#### TASK GOAL
Extract every line between the one with "Generate a Python" and the end of the entries, both included, word for word and free of pictures.

#### DATA EXTRACT

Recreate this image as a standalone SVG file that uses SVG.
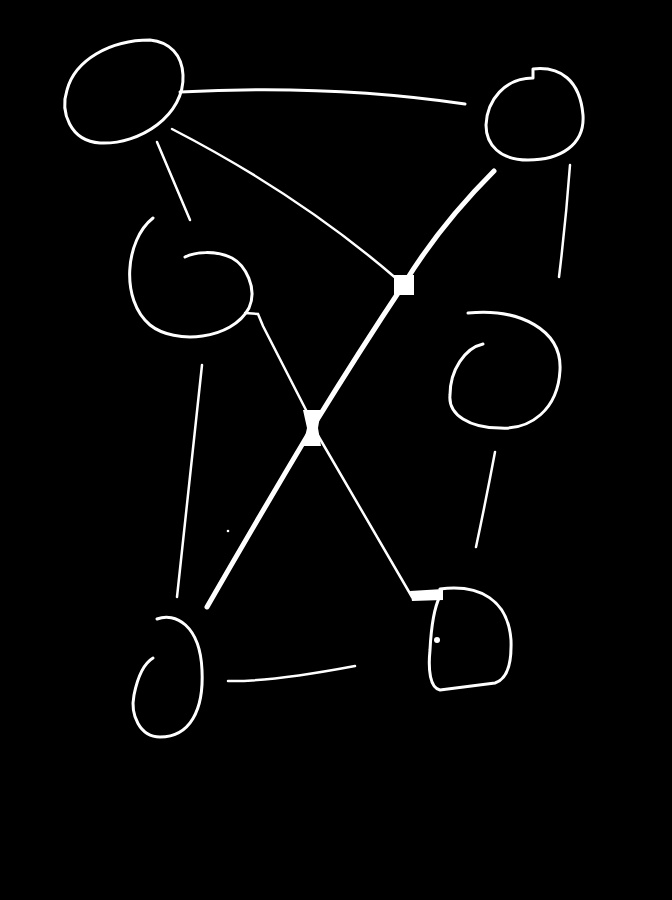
<svg xmlns="http://www.w3.org/2000/svg" width="672" height="900" viewBox="0 0 672 900">
<style>
.s{fill:none;stroke:#fff;stroke-width:3;stroke-linecap:round;stroke-linejoin:round}
.t{fill:none;stroke:#fff;stroke-width:2.5;stroke-linecap:round}
.k{fill:none;stroke:#fff;stroke-width:5;stroke-linecap:round;stroke-linejoin:round}
.f{fill:#fff;stroke:none}
</style>
<rect width="672" height="900" fill="#000"/>
<g id="connectors">
<path class="s" d="M180,92 Q330,84 465,104"/>
<path class="t" d="M172,129 Q300,195 398,280"/>
<path class="t" d="M157,142 L190,220"/>
<path class="k" d="M494,171 Q440,225 404,284 Q360,350 312,428 Q260,515 207,607"/>
<path class="t" d="M316,432 L412,597"/>
<path class="t" d="M245,313 L258,314 L263,326 L306,410"/>
<path class="t" d="M202,365 L177,597"/>
<path class="t" d="M570,165 Q566,220 559,277"/>
<path class="t" d="M495,452 Q486,500 476,547"/>
<path class="t" d="M228,681 Q270,682 355,666"/>
<circle class="f" cx="228" cy="531" r="1.3"/>
</g>
<g id="junction1"><rect class="f" x="394" y="275" width="20" height="20"/></g>
<g id="junction2"><path class="f" d="M303,410 L321,410 L318,428 L321,446 L303,446 L307,428 Z"/></g>
<g id="node-top-left"><path class="s" d="M183,75 C185,115 140,145 100,143 C70,141 60,112 67,90 C75,60 110,40 150,40 C170,42 182,55 183,75 Z"/></g>
<g id="node-top-right"><path class="s" d="M533,69 C560,66 580,80 583,115 C585,145 560,160 528,160 C500,160 486,145 486,125 C487,100 505,78 533,78 Z"/></g>
<g id="node-mid-left"><path class="s" d="M153,218 C125,240 120,300 150,325 C175,345 232,340 249,308 C258,288 245,265 232,258 C215,250 195,252 185,257"/></g>
<g id="node-mid-right"><path class="s" d="M468,313 C520,308 562,330 560,370 C558,410 530,430 500,428 C470,428 448,415 450,395 C450,370 465,348 483,344"/></g>
<g id="node-bottom-left"><path class="s" d="M157,619 C175,612 200,625 202,670 C204,710 190,737 160,737 C140,737 130,715 134,695 C137,680 143,664 153,658"/></g>
<g id="node-bottom-right">
<path class="f" d="M410,591 L443,589 L443,600 L412,601 Z"/>
<path class="s" d="M440,589 C480,584 508,600 511,640 C512,668 505,680 495,683 L440,690 C430,688 428,670 430,650 C431,630 433,610 440,596"/>
<circle class="f" cx="437" cy="640" r="3"/>
</g>
</svg>
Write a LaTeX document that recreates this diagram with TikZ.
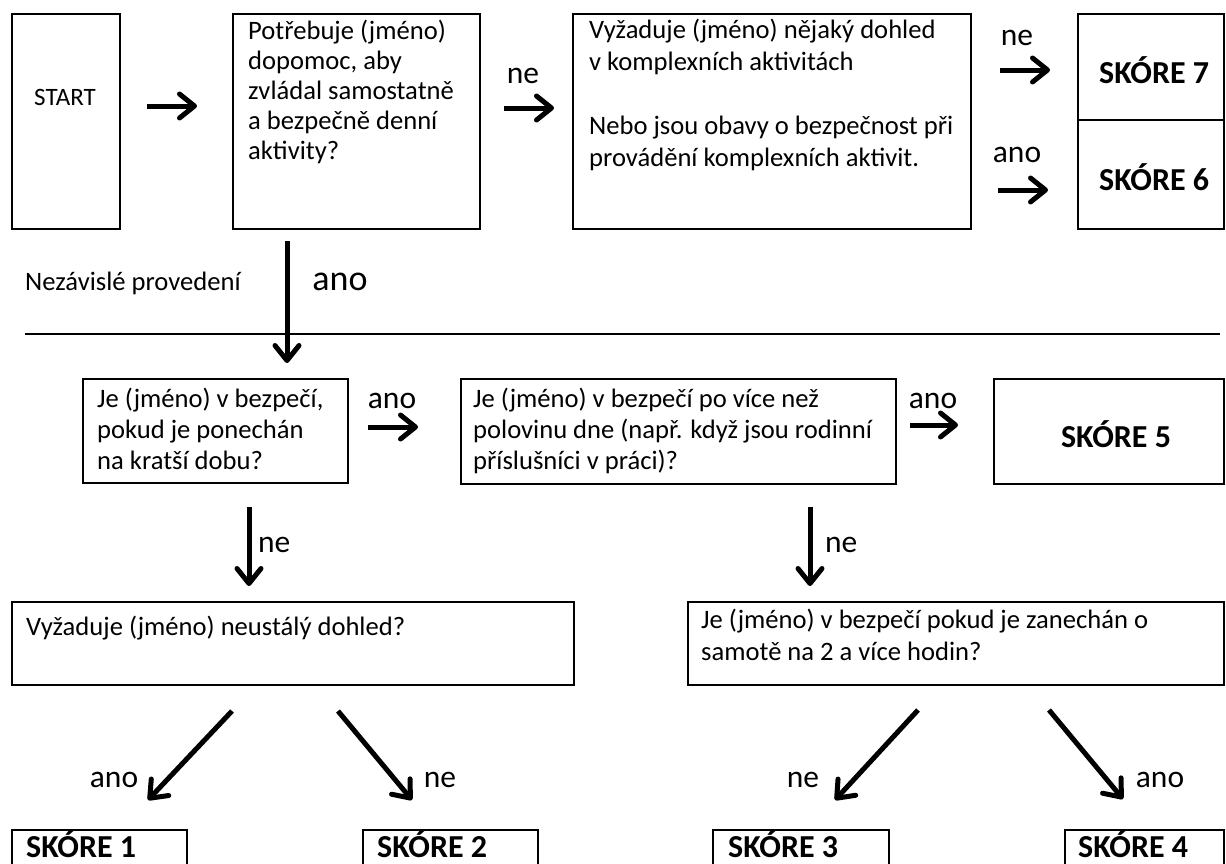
\documentclass[tikz,border=0pt]{standalone}
\usepackage{fontspec}
\setmainfont{Carlito}
\usetikzlibrary{arrows.meta}

\tikzset{
  box/.style={draw,line width=1.6pt,inner sep=0pt,anchor=north west},
  txt/.style={inner sep=0pt,anchor=base west,align=left,font=\fontsize{26.6}{31}\selectfont},
  lab/.style={inner sep=0pt,anchor=base,font=\fontsize{31.5}{36}\selectfont},
  score/.style={inner sep=0pt,anchor=base west,font=\fontsize{32}{36}\selectfont\bfseries},
  arr/.style={line width=5pt,-{Straight Barb[length=15pt,width=24pt,round]}}
}

\begin{document}
\begin{tikzpicture}[x=1pt,y=-1pt]
	\clip (0,0) rectangle (1226,863);
	\fill[white] (0,0) rectangle (1226,863);

	% boxes
	\node[box,minimum width=108,minimum height=215] (start) at (11,13) {};
	\node[box,minimum width=247,minimum height=215] (dopomoc) at (232,13) {};
	\node[box,minimum width=398,minimum height=215] (dohled) at (572,13) {};
	\node[box,minimum width=146,minimum height=106] (s7) at (1077,13) {};
	\node[box,minimum width=146,minimum height=109] (s6) at (1077,119) {};
	\node[box,minimum width=265,minimum height=104] (kratsi) at (82,378) {};
	\node[box,minimum width=435,minimum height=105] (polovina) at (460,378) {};
	\node[box,minimum width=230,minimum height=105] (s5) at (993,378) {};
	\node[box,minimum width=562,minimum height=83] (neustaly) at (11,601) {};
	\node[box,minimum width=536,minimum height=83] (samota) at (687,601) {};
	\node[box,minimum width=175,minimum height=60] (s1) at (11,829) {};
	\node[box,minimum width=175,minimum height=60] (s2) at (362,829) {};
	\node[box,minimum width=176,minimum height=60] (s3) at (712,829) {};
	\node[box,minimum width=159,minimum height=60] (s4) at (1064,829) {};

	% texts (base = last line)
	\node[lab,font=\fontsize{25}{30}\selectfont] (tstart) at (65,105) {START};
	\node[txt,font=\fontsize{26.6}{30}\selectfont] (tdopomoc) at (248,159) {Potřebuje (jméno)\\dopomoc, aby\\zvládal samostatně\\a bezpečně denní\\aktivity?};
	\node[txt,font=\fontsize{26.6}{32}\selectfont] (tdohled) at (589,166) {Vyžaduje (jméno) nějaký dohled\\v komplexních aktivitách\\[32pt]Nebo jsou obavy o bezpečnost při\\provádění komplexních aktivit.};
	\node[score] (ts7) at (1099,83) {SKÓRE 7};
	\node[score] (ts6) at (1099,190) {SKÓRE 6};
	\node[txt] (nezav) at (25,290) {Nezávislé provedení};
	\node[txt] (tkratsi) at (97,469) {Je (jméno) v bezpečí,\\pokud je ponechán\\na kratší dobu?};
	\node[txt] (tpolovina) at (473,469) {Je (jméno) v bezpečí po více než\\polovinu dne (např. když jsou rodinní\\příslušníci v práci)?};
	\node[score,anchor=base] (ts5) at (1116,447) {SKÓRE 5};
	\node[txt] (tneustaly) at (26,635) {Vyžaduje (jméno) neustálý dohled?};
	\node[txt,font=\fontsize{26.6}{32}\selectfont] (tsamota) at (701,660) {Je (jméno) v bezpečí pokud je zanechán o\\samotě na 2 a více hodin?};
	\node[score] (ts1) at (26,857) {SKÓRE 1};
	\node[score] (ts2) at (377,857) {SKÓRE 2};
	\node[score] (ts3) at (728,857) {SKÓRE 3};
	\node[score] (ts4) at (1078,857) {SKÓRE 4};

	% labels
	\node[lab] (ne1) at (523,83) {ne};
	\node[lab] (ne2) at (1017,45) {ne};
	\node[lab] (ano1) at (1017,162) {ano};
	\node[lab,font=\fontsize{36}{40}\selectfont] (ano2) at (340,290) {ano};
	\node[lab] (ano3) at (392,408) {ano};
	\node[lab] (ano4) at (933,408) {ano};
	\node[lab,anchor=base west] (ne3) at (258,552) {ne};
	\node[lab,anchor=base west] (ne4) at (825,552) {ne};
	\node[lab] (ano5) at (114,787) {ano};
	\node[lab] (ne5) at (440,787) {ne};
	\node[lab] (ne6) at (803,787) {ne};
	\node[lab] (ano6) at (1160,787) {ano};

	% arrows
	\coordinate (a1) at (147,106); \coordinate (b1) at (197,106);
	\coordinate (a2) at (504,108); \coordinate (b2) at (554,108);
	\coordinate (a3) at (1000,70); \coordinate (b3) at (1050,70);
	\coordinate (a4) at (998,190); \coordinate (b4) at (1048,190);
	\coordinate (a5) at (287,241); \coordinate (b5) at (287,363);
	\coordinate (a6) at (368,427); \coordinate (b6) at (418,427);
	\coordinate (a7) at (910,425); \coordinate (b7) at (958,425);
	\coordinate (a8) at (249,507); \coordinate (b8) at (249,586);
	\coordinate (a9) at (810,507); \coordinate (b9) at (810,586);
	\coordinate (a10) at (232,711); \coordinate (b10) at (148,800);
	\coordinate (a11) at (338,711); \coordinate (b11) at (412,800);
	\coordinate (a12) at (918,710); \coordinate (b12) at (835,800);
	\coordinate (a13) at (1049,710); \coordinate (b13) at (1123,799);
	\foreach \i in {1,...,13} \draw[arr] (a\i)--(b\i);

	% dividing line
	\coordinate (r1) at (25,334); \coordinate (r2) at (1220,334);
	\draw[line width=1.2pt] (r1)--(r2);
\end{tikzpicture}
\end{document}
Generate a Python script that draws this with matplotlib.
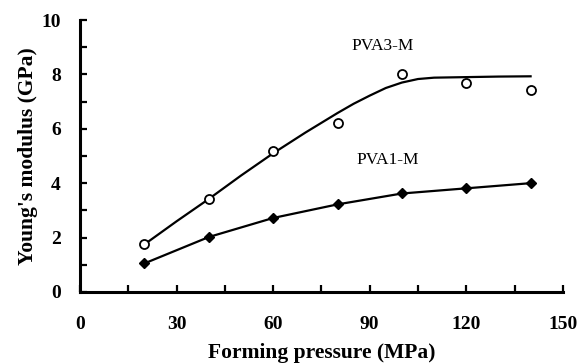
import matplotlib
matplotlib.use("Agg")
import matplotlib.pyplot as plt
from matplotlib.ticker import MultipleLocator

# measured points
pressure = [20, 40, 60, 80, 100, 120, 140]
pva3_modulus = [1.75, 3.42, 5.18, 6.23, 8.0, 7.67, 7.42]
pva1_modulus = [1.05, 2.02, 2.72, 3.22, 3.62, 3.81, 4.0]

# fitted trend through PVA3-M
pva3_fit_x = [20, 30, 40, 50, 60, 70, 80, 85, 90, 95, 100, 105, 110, 120, 130, 140]
pva3_fit_y = [1.75, 2.6, 3.42, 4.28, 5.1, 5.86, 6.58, 6.92, 7.22, 7.5, 7.7, 7.83, 7.88, 7.9, 7.92, 7.93]

plt.rcParams['font.family'] = ['Liberation Serif', 'DejaVu Serif']

fig = plt.figure(figsize=(5.85, 3.64), dpi=100)
ax = fig.add_axes([0.137, 0.198, 0.825, 0.747])

ax.plot(pva3_fit_x, pva3_fit_y, color='black', lw=1.6)
ax.plot(pressure, pva3_modulus, 'o', mfc='white', mec='black', mew=1.3, ms=6.5)
ax.plot(pressure, pva1_modulus, '-D', color='black', lw=1.6, ms=5.5)

ax.text(94, 9.05, 'PVA3-M', fontsize=12.5, ha='center', va='center')
ax.text(95.6, 4.85, 'PVA1-M', fontsize=12.5, ha='center', va='center')

ax.set_xlim(0, 150)
ax.set_ylim(0, 10)
ax.xaxis.set_major_locator(MultipleLocator(30))
ax.xaxis.set_minor_locator(MultipleLocator(15))
ax.yaxis.set_major_locator(MultipleLocator(2))
ax.yaxis.set_minor_locator(MultipleLocator(1))

for side in ['top', 'right']:
    ax.spines[side].set_visible(False)
for side in ['left', 'bottom']:
    ax.spines[side].set_linewidth(2.2)

ax.tick_params(axis='both', which='both', direction='in', width=1.6, length=5)
ax.tick_params(axis='x', which='major', pad=17)
ax.tick_params(axis='y', which='major', pad=14)
for lab in ax.get_xticklabels() + ax.get_yticklabels():
    lab.set_fontweight('bold')
    lab.set_fontsize(14)

xl = ax.set_xlabel('Forming pressure (MPa)', fontsize=15.5, fontweight='bold')
xl.set_va('center')
ax.xaxis.set_label_coords(0.5, -0.224)
yl = ax.set_ylabel("Young's modulus (GPa)", fontsize=15.5, fontweight='bold')
yl.set_va('center')
ax.yaxis.set_label_coords(-0.108, 0.5)

fig.savefig('out.png', dpi=100)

#### ANSWER FOR THE TASK
Generate a Python script that draws this with matplotlib.
import matplotlib
matplotlib.use("Agg")
import matplotlib.pyplot as plt
from matplotlib.ticker import MultipleLocator

# measured points
pressure = [20, 40, 60, 80, 100, 120, 140]
pva3_modulus = [1.75, 3.42, 5.18, 6.23, 8.0, 7.67, 7.42]
pva1_modulus = [1.05, 2.02, 2.72, 3.22, 3.62, 3.81, 4.0]

# fitted trend through PVA3-M
pva3_fit_x = [20, 30, 40, 50, 60, 70, 80, 85, 90, 95, 100, 105, 110, 120, 130, 140]
pva3_fit_y = [1.75, 2.6, 3.42, 4.28, 5.1, 5.86, 6.58, 6.92, 7.22, 7.5, 7.7, 7.83, 7.88, 7.9, 7.92, 7.93]

plt.rcParams['font.family'] = ['Liberation Serif', 'DejaVu Serif']

fig = plt.figure(figsize=(5.85, 3.64), dpi=100)
ax = fig.add_axes([0.137, 0.198, 0.825, 0.747])

ax.plot(pva3_fit_x, pva3_fit_y, color='black', lw=1.6)
ax.plot(pressure, pva3_modulus, 'o', mfc='white', mec='black', mew=1.3, ms=6.5)
ax.plot(pressure, pva1_modulus, '-D', color='black', lw=1.6, ms=5.5)

ax.text(94, 9.05, 'PVA3-M', fontsize=12.5, ha='center', va='center')
ax.text(95.6, 4.85, 'PVA1-M', fontsize=12.5, ha='center', va='center')

ax.set_xlim(0, 150)
ax.set_ylim(0, 10)
ax.xaxis.set_major_locator(MultipleLocator(30))
ax.xaxis.set_minor_locator(MultipleLocator(15))
ax.yaxis.set_major_locator(MultipleLocator(2))
ax.yaxis.set_minor_locator(MultipleLocator(1))

for side in ['top', 'right']:
    ax.spines[side].set_visible(False)
for side in ['left', 'bottom']:
    ax.spines[side].set_linewidth(2.2)

ax.tick_params(axis='both', which='both', direction='in', width=1.6, length=5)
ax.tick_params(axis='x', which='major', pad=17)
ax.tick_params(axis='y', which='major', pad=14)
for lab in ax.get_xticklabels() + ax.get_yticklabels():
    lab.set_fontweight('bold')
    lab.set_fontsize(14)

xl = ax.set_xlabel('Forming pressure (MPa)', fontsize=15.5, fontweight='bold')
xl.set_va('center')
ax.xaxis.set_label_coords(0.5, -0.224)
yl = ax.set_ylabel("Young's modulus (GPa)", fontsize=15.5, fontweight='bold')
yl.set_va('center')
ax.yaxis.set_label_coords(-0.108, 0.5)

fig.savefig('out.png', dpi=100)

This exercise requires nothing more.